たいして面白く感じないのは、私自身の問題。なのか?
甘崎庵

**ネタバレ注意**
映画を見終った人むけのレビューです。

これ以降の文章には映画の内容に関する重要な情報が書かれています。
まだ映画を見ていない人がみると映画の面白さを損なうことがありますのでご注意下さい。







 重い作品だが、文芸映画としていかにもアカデミー好みって感じ。何よりストレートにアメリカの奴隷像を描いている点が評価されたのではないかと思われる。

 奴隷制はアメリカにおける恥ずべき歴史とされているが、これをストレートに描くのは大変難しい。評受けはするものの、あまり正面から描くと、売り上げが伸びない事がほとんどなので、スポンサーが付きにくいのが最大の理由だろう。これまで作られたものもそう多くない。同じく実話を元にした『グローリー』(1989)なんかの場合は戦争という付加価値をつけていたし、昨年公開されたタランティーノの『ジャンゴ 繋がれざる者』(2012)の場合は完全娯楽。長年アフリカ系アメリカ人の姿を描き続けているスパイク・リー監督でも、ストレートな奴隷制を描くことがなかなか出来ないでいるという折、こんな作品が出てきたことは嬉しいことだ。

 実際、丁寧に描かれた奴隷制の描写は、殊更残虐性を増すこともなく、非常に淡々と、それでも確かにあった差別をきちんと描いている感じで、物語の室はかなり高いと思う。

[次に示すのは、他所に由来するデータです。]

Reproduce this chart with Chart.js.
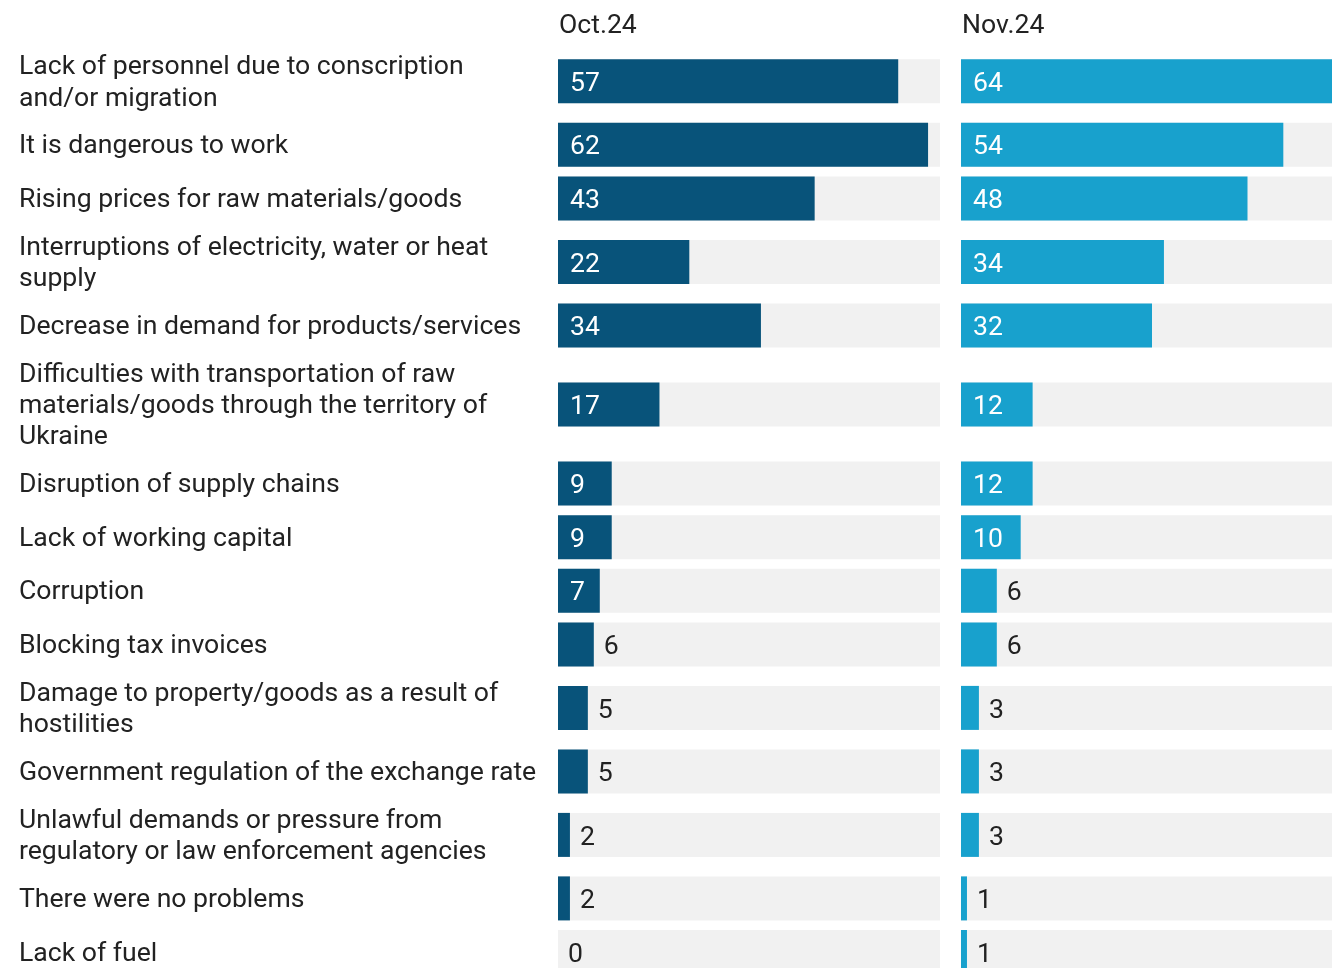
<!DOCTYPE html>
<html>
<head>
<meta charset="utf-8">
<title>Problems faced by businesses</title>
<script src="https://cdn.jsdelivr.net/npm/chart.js@4.4.1/dist/chart.umd.min.js"></script>
<style>
  html, body { margin: 0; padding: 0; background: #fff; overflow: hidden; }
  body { width: 1332px; height: 968px; position: relative; font-family: Roboto, sans-serif; }
  .panel { position: absolute; top: 0; height: 968px; }
  #octPanel { left: 0; width: 940px; }
  #novPanel { left: 961px; width: 382px; }
</style>
</head>
<body>
<div class="panel" id="octPanel"><canvas id="octChart"></canvas></div>
<div class="panel" id="novPanel"><canvas id="novChart"></canvas></div>
<script>
const categories = [
  ['Lack of personnel due to conscription', 'and/or migration'],
  ['It is dangerous to work'],
  ['Rising prices for raw materials/goods'],
  ['Interruptions of electricity, water or heat', 'supply'],
  ['Decrease in demand for products/services'],
  ['Difficulties with transportation of raw', 'materials/goods through the territory of', 'Ukraine'],
  ['Disruption of supply chains'],
  ['Lack of working capital'],
  ['Corruption'],
  ['Blocking tax invoices'],
  ['Damage to property/goods as a result of', 'hostilities'],
  ['Government regulation of the exchange rate'],
  ['Unlawful demands or pressure from', 'regulatory or law enforcement agencies'],
  ['There were no problems'],
  ['Lack of fuel']
];
const periods = ['Oct.24', 'Nov.24'];
const oct24 = [57, 62, 43, 22, 34, 17, 9, 9, 7, 6, 5, 5, 2, 2, 0];
const nov24 = [64, 54, 48, 34, 32, 12, 12, 10, 6, 6, 3, 3, 3, 1, 1];
const axisMax = 64;

const TEXT_COLOR = '#222';
const TRACK_COLOR = '#f1f1f1';
const FONT = '26.6px Roboto';
const LINE_H = 31.2;
const TEXT_SHIFT = 2; // nudge text down a little from the em-box middle

// rows get taller with the number of label lines, the y scale runs in pixels top-down
const rowCenters = [];
let rowTop = 44.6;
categories.forEach(lines => {
  const h = lines.length === 1 ? 53.6 : lines.length * LINE_H + 11;
  rowCenters.push(rowTop + h / 2);
  rowTop += h;
});

// period title above the bars, row labels on the left (first panel only)
const textPlugin = {
  id: 'panelText',
  afterDraw(chart, args, opts) {
    const ctx = chart.ctx;
    const yScale = chart.scales.y;
    ctx.save();
    ctx.fillStyle = TEXT_COLOR;
    ctx.textAlign = 'left';
    ctx.textBaseline = 'alphabetic';
    ctx.font = FONT;
    ctx.fillText(opts.title, chart.chartArea.left + 1, 33);

    if (opts.showLabels) {
      ctx.textBaseline = 'middle';
      categories.forEach((lines, i) => {
        const cy = yScale.getPixelForValue(rowCenters[i]) + TEXT_SHIFT;
        lines.forEach((line, j) => {
          ctx.fillText(line, 19, cy + (j - (lines.length - 1) / 2) * LINE_H);
        });
      });
    }
    ctx.restore();
  }
};

// value labels: white inside the bar when they fit, dark after it otherwise
const valuePlugin = {
  id: 'barValues',
  afterDatasetsDraw(chart) {
    const ctx = chart.ctx;
    const meta = chart.getDatasetMeta(0);
    const values = chart.data.datasets[0].data;
    ctx.save();
    ctx.font = FONT;
    ctx.textBaseline = 'middle';
    ctx.textAlign = 'left';
    meta.data.forEach((bar, i) => {
      const text = String(values[i].x);
      const w = ctx.measureText(text).width;
      const barW = bar.x - bar.base;
      const y = bar.y + TEXT_SHIFT + 1;
      if (barW >= w + 24) {
        ctx.fillStyle = '#fff';
        ctx.fillText(text, bar.base + 12, y);
      } else {
        ctx.fillStyle = TEXT_COLOR;
        ctx.fillText(text, bar.x + 10, y);
      }
    });
    ctx.restore();
  }
};

function makeChart(canvasId, title, values, color, showLabels) {
  const ctx = document.getElementById(canvasId).getContext('2d');
  return new Chart(ctx, {
    type: 'bar',
    data: {
      datasets: [
        {
          data: values.map((v, i) => ({ x: v, y: rowCenters[i] })),
          backgroundColor: color,
          order: 1
        },
        {
          // grey track behind every bar
          data: values.map((v, i) => ({ x: axisMax, y: rowCenters[i] })),
          backgroundColor: TRACK_COLOR,
          order: 2
        }
      ]
    },
    options: {
      indexAxis: 'y',
      responsive: true,
      maintainAspectRatio: false,
      animation: false,
      layout: { padding: { left: showLabels ? 558 : 0, right: 0, top: 0, bottom: 0 } },
      datasets: {
        bar: { grouped: false, barThickness: 44, borderWidth: 0, inflateAmount: 0 }
      },
      scales: {
        x: { type: 'linear', min: 0, max: axisMax, display: false },
        y: { type: 'linear', min: 0, max: 968, reverse: true, offset: false, display: false }
      },
      plugins: {
        legend: { display: false },
        tooltip: { enabled: false },
        panelText: { title: title, showLabels: showLabels }
      }
    },
    plugins: [textPlugin, valuePlugin]
  });
}

const octChart = makeChart('octChart', periods[0], oct24, '#08537a', true);
const novChart = makeChart('novChart', periods[1], nov24, '#18a1cd', false);
</script>
</body>
</html>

 有名俳優が次々に登場する割に扱いがあんまり良くないってのもポイントかもしれん(ブラピは別だが。なんせ製作者)。

 ただ、それを自分自身が観たらどうか?と言われると、「こんなもんか」というのが正直な感想。

 多分それは、この過去を振り返る姿勢が昔の邦画の変な記憶を呼び覚ますからだろうと思う。

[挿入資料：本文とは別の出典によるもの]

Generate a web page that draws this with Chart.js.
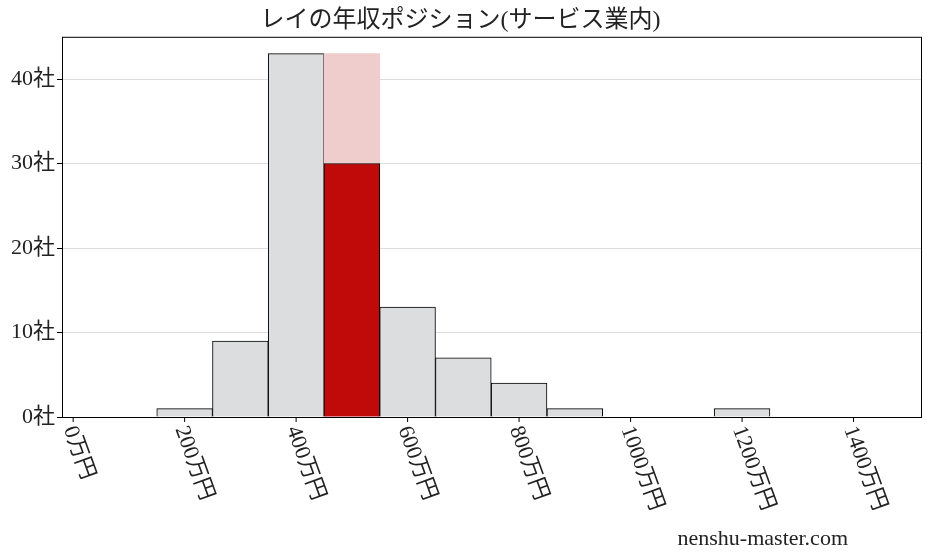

 80年代から90年代に邦画に起こった一種のブームがあった。それは第二次世界大戦の総括とも言える作品が量産されたのだが、それは自虐史観に満ちたものであり、作品としてとにかく鬱陶しいものばかりを見せられる羽目に陥った。戦争が悪いなんて自明の事を、「過去の日本人はこんなに悪い事をやったんだよ。でももうそんな事はしないよね?」と言った感じで仕上げてしまい、洗脳かと見まごうような作品が量産される結果となった。

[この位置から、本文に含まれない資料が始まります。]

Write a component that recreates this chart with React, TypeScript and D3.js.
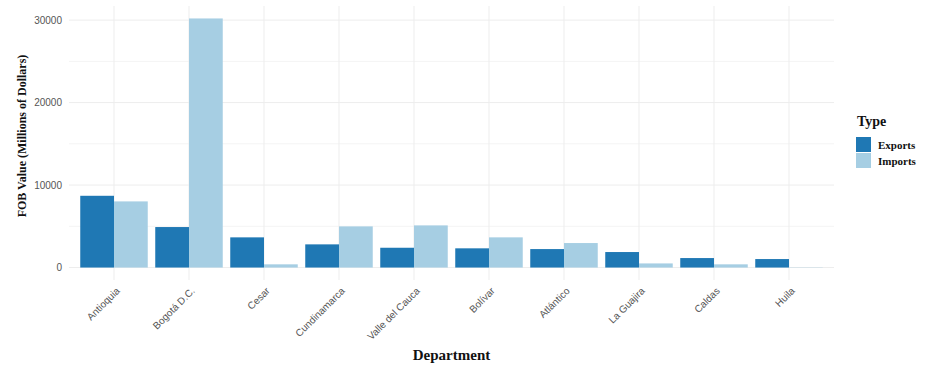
import React from "react";
import * as d3 from "d3";

const departments = ["Antioquia", "Bogotá D.C.", "Cesar", "Cundinamarca", "Valle del Cauca", "Bolívar", "Atlántico", "La Guajira", "Caldas", "Huila"];
const exportsValues = [8700, 4910, 3660, 2810, 2400, 2330, 2240, 1880, 1150, 1030];
const importsValues = [8020, 30200, 390, 4990, 5110, 3660, 2970, 500, 390, 30];
const seriesNames = ["Exports", "Imports"];
const seriesColors = ["#1f78b4", "#a6cee3"];
const yTicks = [0, 10000, 20000, 30000];
const yMinorTicks = [5000, 15000, 25000];

const W = 934;
const H = 383;
const panel = { left: 69, right: 834, top: 6, bottom: 280 };

export default function App() {
  const maxV = d3.max([...exportsValues, ...importsValues]) as number;
  const pad = maxV * 0.05;
  const y = d3.scaleLinear().domain([-pad, maxV + pad]).range([panel.bottom, panel.top]);
  const x = d3.scaleBand<string>().domain(departments).range([panel.left, panel.right]).paddingOuter(0.1).paddingInner(0);
  // ggplot discrete expansion: 0.6 units each side
  const step = (panel.right - panel.left) / (departments.length - 1 + 1.2);
  const cx = (i: number) => panel.left + step * (0.6 + i);
  const inner = d3.scaleBand<string>().domain(seriesNames).range([-step * 0.45, step * 0.45]);
  const grid = "#ededed";
  const values = [exportsValues, importsValues];

  return (
    <svg width={W} height={H} style={{ position: "absolute", left: 0, top: 0, background: "#fff" }}>
      {yMinorTicks.map((t) => (
        <line key={"m" + t} x1={panel.left} x2={panel.right} y1={y(t)} y2={y(t)} stroke="#f4f4f4" strokeWidth={1} />
      ))}
      {yTicks.map((t) => (
        <line key={"g" + t} x1={panel.left} x2={panel.right} y1={y(t)} y2={y(t)} stroke={grid} strokeWidth={1} />
      ))}
      {departments.map((d, i) => (
        <line key={"v" + d} x1={cx(i)} x2={cx(i)} y1={panel.top} y2={panel.bottom} stroke={grid} strokeWidth={1} />
      ))}
      {departments.map((d, i) =>
        seriesNames.map((s, j) => {
          const v = values[j][i];
          return (
            <rect
              key={d + s}
              x={cx(i) + (inner(s) as number)}
              width={inner.bandwidth()}
              y={y(v)}
              height={y(0) - y(v)}
              fill={seriesColors[j]}
            />
          );
        })
      )}
      {yTicks.map((t) => (
        <text key={"yt" + t} x={62} y={y(t)} dy="0.35em" textAnchor="end" fontFamily="Liberation Sans, Arial, sans-serif" fontSize={10} fill="#555">
          {t}
        </text>
      ))}
      {departments.map((d, i) => (
        <text
          key={"xt" + d}
          transform={`translate(${cx(i) + 4},${panel.bottom + 9}) rotate(-45)`}
          textAnchor="end"
          dy="0.35em"
          fontFamily="Liberation Sans, Arial, sans-serif"
          fontSize={10}
          fill="#555"
        >
          {d}
        </text>
      ))}
      <text
        transform={`translate(26,${(panel.top + panel.bottom) / 2 - 7}) rotate(-90)`}
        textAnchor="middle"
        fontFamily="Liberation Serif, Times New Roman, serif"
        fontWeight="bold"
        fontSize={12}
        fill="#111"
      >
        FOB Value (Millions of Dollars)
      </text>
      <text
        x={(panel.left + panel.right) / 2}
        y={360}
        textAnchor="middle"
        fontFamily="Liberation Serif, Times New Roman, serif"
        fontWeight="bold"
        fontSize={15}
        fill="#111"
      >
        Department
      </text>
      <text x={857} y={126} fontFamily="Liberation Serif, Times New Roman, serif" fontWeight="bold" fontSize={14} fill="#111">
        Type
      </text>
      {seriesNames.map((s, j) => (
        <g key={"lg" + s}>
          <rect x={856} y={137 + j * 16} width={15} height={15} fill={seriesColors[j]} />
          <text x={878} y={145 + j * 16} dy="0.35em" fontFamily="Liberation Serif, Times New Roman, serif" fontWeight="bold" fontSize={11} fill="#111">
            {s}
          </text>
        </g>
      ))}
    </svg>
  );
}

 私自身の政治姿勢は確かに戦争反対の立場に立つけど、その私にとっても、これほど鬱陶しい作品を見せられるのは拷問に近かった。

 お陰で過去を振り返って、「ほら、あなたの先祖はこんな事をしたんだよ」を描くのには嫌悪感を抱くようになったのだが、まさに本作にはその臭いがしてくる。そのため、どうしてもはまり込めないようになってしまった。

 作品自体の出来如何ではなく、私自身が嫌いなやり方を取っていることで本作を普通に観られなくなってしまった訳だ。